Nein. Nur solche, die mehr als 400 Quadratmeter Verkaufsfläche für Elektro- und Elektronikgeräte haben. Das trifft beispielsweise für große Ketten wie Media Markt oder Saturn zu. Aber in der Regel nicht für den mittelständischen Fachhändler um die Ecke und auch nicht für Supermärkte, die gelegentlich Elektrogeräte als Aktionsware im Angebot haben.
Gilt die Rücknahmepflicht auch für Online-Händler?
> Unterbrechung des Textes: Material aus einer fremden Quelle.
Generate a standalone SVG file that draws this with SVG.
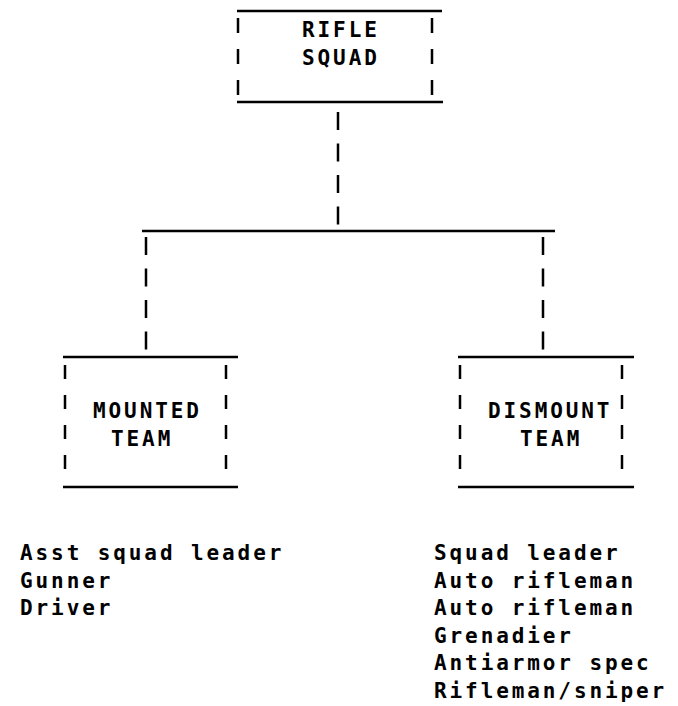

Ja. Deshalb läuft diese Branche auch Sturm gegen die Gesetzespläne. Die Rücknahmestellen der Online-Händler sollen „in zumutbarer Entfernung zum jeweiligen Endnutzer eingerichtet werden“. Das Ministerium legt den Anbietern nahe, Kooperationen mit dem stationären Handel oder mit Sozialbetrieben einzugehen, die Altgeräte sammeln und Erlöse mit dem Verkauf der Wertstoffe erzielen. Wenn sich ein Verbraucher dazu entscheidet, die Geräte per Paket zurückzuschicken, so muss die nächste Annahmestelle desjenigen Paketdienstes, mit dem der Händler Vertragsbeziehungen unterhält, ohne größeren Aufwand erreichbar sein.
Und was passiert mit dem ganzen Schrott, der künftig bei den Händlern anfallen wird?
Die Händler können die alten Geräte entweder selbst verwerten oder sie den Herstellern oder spezialisierten Entsorgungsunternehmen übergeben. Den Herstellern kommt in diesem System eine besondere Rolle zu, denn sie haben die so genannte Produktverantwortung. Die Hersteller melden regelmäßig die Mengen an Elektrogeräten, die sie in den Verkehr bringen. Daran orientieren sich auch ihre Entsorgungspflichten und die Kosten, die sie zu tragen haben. Die Entsorgungsunternehmen – egal ob in kommunaler oder privater Trägerschaft – sind ganz wild darauf, mehr Elektroschrott als bisher zu verwerten. Denn mit dem Recycling vieler Komponenten lässt sich gutes Geld verdienen.
Ab wann sollen die neuen Regeln gelten?
Am Mittwoch hat sich das Bundeskabinett mit dem Gesetzentwurf befasst. Jetzt sind Bundesrat und Bundestag am Zug. Stimmen diese zu, können die neuen Regeln zum Jahresende in Kraft treten.